Le président de la Banque africaine de développement, Donald Kaberuka a quant à lui rappelé les initiatives de son institution en faveur de l’alimentation en eau potable et de l’assainissement en milieu rural ainsi que de la Facilité africaine de l’eau. Depuis 2003, la BAD a fourni l’accès à l’eau potable à près de 6 millions de personnes au Burkina Faso, au Tchad, au Mali et au Niger, sans compter les autres pays du Sahel. Dans le domaine agricole, la BAD a mobilisé durant la dernière décennie un financement global d’environ 675 millions d’Unités de Compte (plus de 1 milliard de dollars) dans plusieurs projets et programmes au Sahel.

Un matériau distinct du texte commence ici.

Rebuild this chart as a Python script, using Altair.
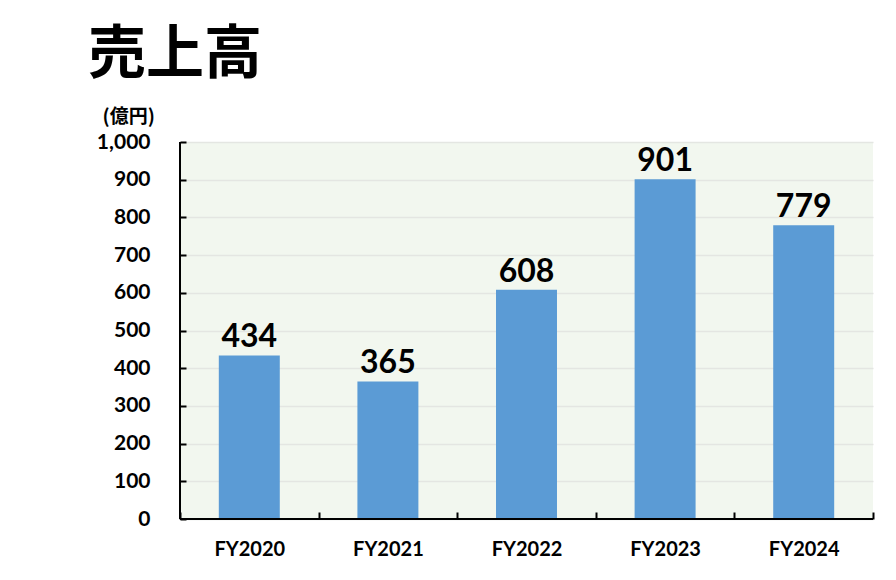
import altair as alt
import pandas as pd

years = ["FY2020", "FY2021", "FY2022", "FY2023", "FY2024"]
sales = [434, 365, 608, 901, 779]
y_ticks = [0, 100, 200, 300, 400, 500, 600, 700, 800, 900, 1000]

df = pd.DataFrame({"year": years, "sales": sales})

W, H = 693, 377
FONT = "Lato"
BG = "#F2F7EF"

x_enc = alt.X(
    "year:N", sort=years, title=None,
    scale=alt.Scale(paddingInner=0, paddingOuter=0),
    axis=alt.Axis(
        labelAngle=0, labelFont=FONT, labelFontSize=20, labelFontWeight="bold",
        labelColor="black", tickBand="extent", tickSize=7, offset=-7,
        tickColor="black", tickWidth=2, domain=False, grid=False,
        labelPadding=20, labelBaseline="top", labelOverlap=False,
    ),
)
y_enc = alt.Y(
    "sales:Q", title="(億円)",
    scale=alt.Scale(domain=[0, 1000], nice=False),
    axis=alt.Axis(
        values=y_ticks, tickCount=11, format=",.0f", labelFont=FONT,
        labelFontSize=21, labelFontWeight="bold", labelColor="black",
        tickSize=6, offset=-6, tickColor="black", tickWidth=2, domain=False,
        labelPadding=30, labelOverlap=False, labelFlush=False,
        grid=True, gridColor="#E4E6E2", gridWidth=1.5,
        titleAngle=0, titleFont="Noto Sans CJK JP", titleFontSize=19,
        titleFontWeight="bold", titleColor="black", titleAlign="left",
        titleBaseline="alphabetic", titleX=-84, titleY=-20,
    ),
)

bars = alt.Chart(df).mark_bar(
    color="#5B9BD5", width=alt.RelativeBandSize(0.44)
).encode(x=x_enc, y=y_enc)

labels = alt.Chart(df).mark_text(
    font=FONT, fontSize=32, fontWeight="bold", color="black",
    baseline="alphabetic", dy=-8,
).encode(x=x_enc, y=y_enc, text="sales:Q")

left_line = alt.Chart(df).mark_rule(color="black", strokeWidth=2).encode(
    x=alt.value(0), y=alt.value(0), y2=alt.value(H)
)
bottom_line = alt.Chart(df).mark_rule(color="black", strokeWidth=2).encode(
    x=alt.value(0), x2=alt.value(W), y=alt.value(H)
)

chart = alt.layer(bars, labels, left_line, bottom_line).properties(
    width=W, height=H,
    view=alt.ViewBackground(fill=BG, stroke=None),
    title=alt.TitleParams(
        text="売上高", anchor="start", frame="group", dx=-92,
        font="Noto Sans CJK JP", fontSize=58, fontWeight="bold",
        color="black", offset=22,
    ),
    autosize=alt.AutoSizeParams(type="none"),
    padding={"left": 172, "top": 134, "right": 10, "bottom": 50},
).configure_view(fill=BG, stroke=None).configure(background="white")

chart.save("out.html", embed_options={"renderer": "svg", "actions": False})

En outre, pour faire face à la crise alimentaire qu’avait connue la région, la BAD a mobilisé des aides d’urgence pour faire face à certaines situations critiques au Tchad, au Sénégal, en Gambie, en Mauritanie et au Mali, pour un montant cumulé de 4,7 millions de dollars.
Au Mali, la BAD possède un portefeuille actif de plus de 100 milliards de francs CFA. Lors de la conférence de Bruxelles, elle s’est engagée pour un montant de 240 millions d’euros pour la période 2013-2014. Donald Kaberuka a assuré l’engagement de son institution à soutenir tous les projets de développement de notre pays.
En concluant cette rencontre avec les hommes de médias, Ban Ki-moon indiquera que les défis posés dans le Sahel dépassent les frontières nationales, et il doit en être de même des solutions proposées. « Le cycle des crises peut et doit être brisé. En collaborant et en investissant dans la gouvernance, la sécurité, la résilience et la multiplication des occasions de développement pour les femmes et les jeunes, nous pouvons aider le Sahel à assurer sa viabilité à long terme. La gestion de crise demeure cruciale dans la région, mais nous devons également nous attaquer aux problèmes qui sont à la source des conflits et de l’instabilité », a déclaré le secrétaire général des Nations Unies en rendant un hommage mérité à nos confrères de RFI, Ghislaine Dupont et Claude Verlon lâchement tués à Kidal.